Mcveigh Closure Inflames Angry Reaction To Defense Claim Waco, Ruby Ridge Spread Guilt
In the courtroom, survivors and relatives could barely control their anger Thursday when they heard an attorney for Timothy McVeigh say all Americans bear some responsibility for the Oklahoma City bombing.
“I couldn’t believe he said that,” said Charles Tomlin, who lost his grown son, Rick, in the blast. “I just can’t see where we had any part in it.”
At issue was defense attorney Richard Burr’s closing argument, when he claimed that most Americans just stood by during the deadly federal sieges at Waco and Ruby Ridge. Burr suggested McVeigh stood up to that perceived tyranny, even though the bombing was a misguided way to vent his anger.

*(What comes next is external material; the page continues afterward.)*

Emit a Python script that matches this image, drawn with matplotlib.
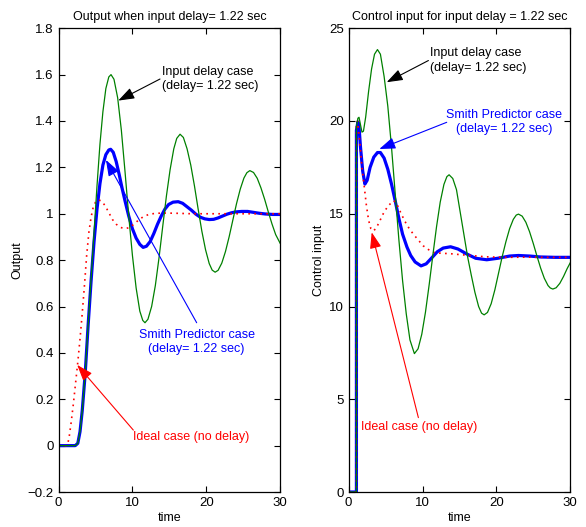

“Aren’t we all in some way implicated in this crime?” Burr asked.
Later, lead defense attorney Stephen Jones told jurors the bombing arose out of a lack of accountability for the Waco and Ruby Ridge raids.

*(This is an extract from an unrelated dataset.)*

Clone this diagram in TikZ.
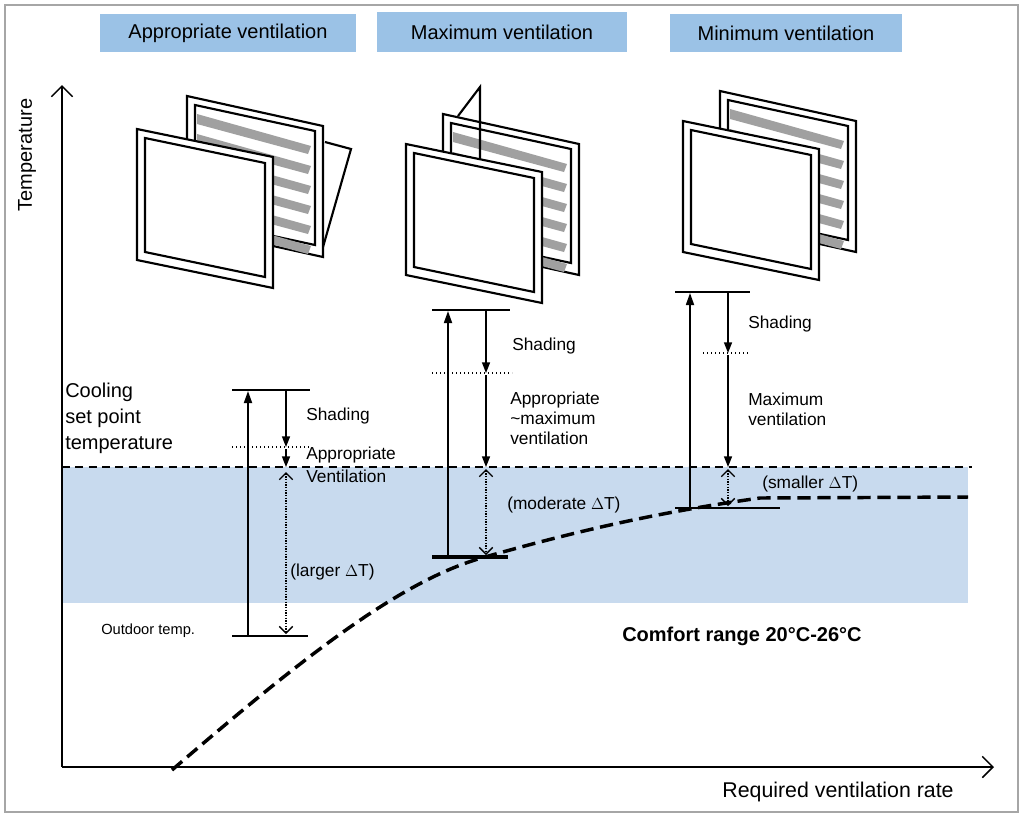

“They hurt, so you hurt. They died, so you died. They were innocent, you are innocent. What a terrible price for a failure to account,” Jones said.

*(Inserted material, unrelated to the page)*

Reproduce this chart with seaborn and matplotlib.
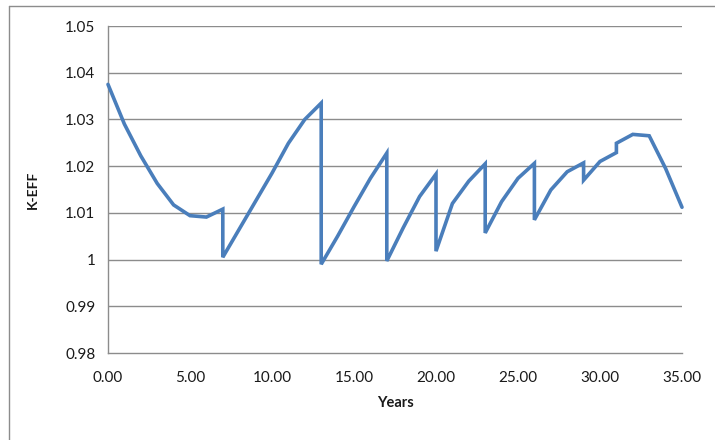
import matplotlib
matplotlib.use("Agg")
import matplotlib.pyplot as plt
from matplotlib.lines import Line2D
from matplotlib.ticker import FixedLocator, FuncFormatter
import seaborn as sns
import pandas as pd

# Core reactivity over the operating history (reload years appear twice: before/after)
years = [0, 1, 2, 3, 4, 5, 6, 7, 7, 8, 9, 10, 11, 12, 13, 13, 14, 15, 16, 17, 17,
         18, 19, 20, 20, 21, 22, 23, 23, 24, 25, 26, 26, 27, 28, 29, 29, 30, 31, 31,
         32, 33, 34, 35]
keff = [1.0375, 1.0290, 1.0222, 1.0163, 1.0117, 1.0094, 1.0091, 1.0108, 1.0005,
        1.0065, 1.0125, 1.0185, 1.0249, 1.0300, 1.0335, 0.9990, 1.0050, 1.0113,
        1.0174, 1.0228, 0.9997, 1.0068, 1.0135, 1.0183, 1.0018, 1.0120, 1.0168,
        1.0205, 1.0057, 1.0124, 1.0174, 1.0206, 1.0085, 1.0149, 1.0188, 1.0207,
        1.0170, 1.0210, 1.0229, 1.0249, 1.0268, 1.0265, 1.0195, 1.0112]

x_ticks = [0, 5, 10, 15, 20, 25, 30, 35]
y_ticks = [0.98, 0.99, 1.00, 1.01, 1.02, 1.03, 1.04, 1.05]
y_tick_labels = ["0.98", "0.99", "1", "1.01", "1.02", "1.03", "1.04", "1.05"]

df = pd.DataFrame({"Years": years, "K-EFF": keff})

sns.set_style("white")
plt.rcParams["font.family"] = ["Lato", "DejaVu Sans"]

fig = plt.figure(figsize=(7.15, 4.4), dpi=100)
ax = fig.add_axes([108 / 715, 1 - 353 / 440, (682 - 108) / 715, (353 - 26) / 440])

grid_color = "#8c8c8c"
for yv in y_ticks[1:]:
    ax.axhline(yv, color=grid_color, lw=1.0, zorder=0)

sns.lineplot(data=df, x="Years", y="K-EFF", sort=False, estimator=None,
             errorbar=None, color="#4A7EBB", lw=2.6, ax=ax, zorder=3,
             solid_joinstyle="miter", clip_on=False)

ax.set_xlim(0, 35)
ax.set_ylim(0.98, 1.05)
ax.xaxis.set_major_locator(FixedLocator(x_ticks))
ax.xaxis.set_major_formatter(FuncFormatter(lambda v, p: f"{v:.2f}"))
ax.yaxis.set_major_locator(FixedLocator(y_ticks))
ax.set_yticklabels(y_tick_labels)

for side in ("top", "right"):
    ax.spines[side].set_visible(False)
for side in ("left", "bottom"):
    ax.spines[side].set_color(grid_color)
    ax.spines[side].set_linewidth(1.0)

ax.tick_params(axis="both", which="major", direction="out", length=5, width=1.0,
               color=grid_color, labelsize=11, labelcolor="#1a1a1a", pad=4)
ax.tick_params(axis="x", pad=8)

ax.set_xlabel("Years", fontsize=10.5, fontweight="bold", color="#1a1a1a", labelpad=8)
ax.set_ylabel("K-EFF", fontsize=10, fontweight="bold", color="#1a1a1a")
ax.yaxis.set_label_coords(-0.12, 0.5)

# Chart-area frame (top and left edges)
fig.add_artist(Line2D([9 / 715, 1.0], [1 - 6 / 440, 1 - 6 / 440],
                      transform=fig.transFigure, color="#8c8c8c", lw=1.0))
fig.add_artist(Line2D([9 / 715, 9 / 715], [0.0, 1 - 6 / 440],
                      transform=fig.transFigure, color="#8c8c8c", lw=1.0))

fig.savefig("out.png", dpi=100, facecolor="white")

“Everybody in the courtroom knew, when you looked at them, you could tell they were mad at Jones for saying that,” Tomlin said.
“Today, everybody wants to blame everybody else’s problems. And it isn’t working that way,” Tomlin said. “The Waco deal? They gave them 52 days to come out or do something. My son didn’t even get 52 seconds to come out of the building that McVeigh blew up.”
Marsha Kight, whose grown daughter died in the federal building’s credit union, said she didn’t believe what happened in Waco justified McVeigh’s actions “in any way, shape or form. … I believe he had that kind of mind-set before Waco ever occurred.”
In Oklahoma City, where 75 bombing survivors and victims relatives watched the penalty phase summations on a closed-circuit telecast, about 15 came out afterward to protest the defense arguments.
“Some of them had to leave because they could not take what they had to say,” said Nancy Shaw, who was seriously injured in the bombing. “It was that upsetting to some. I had to bite my tongue.”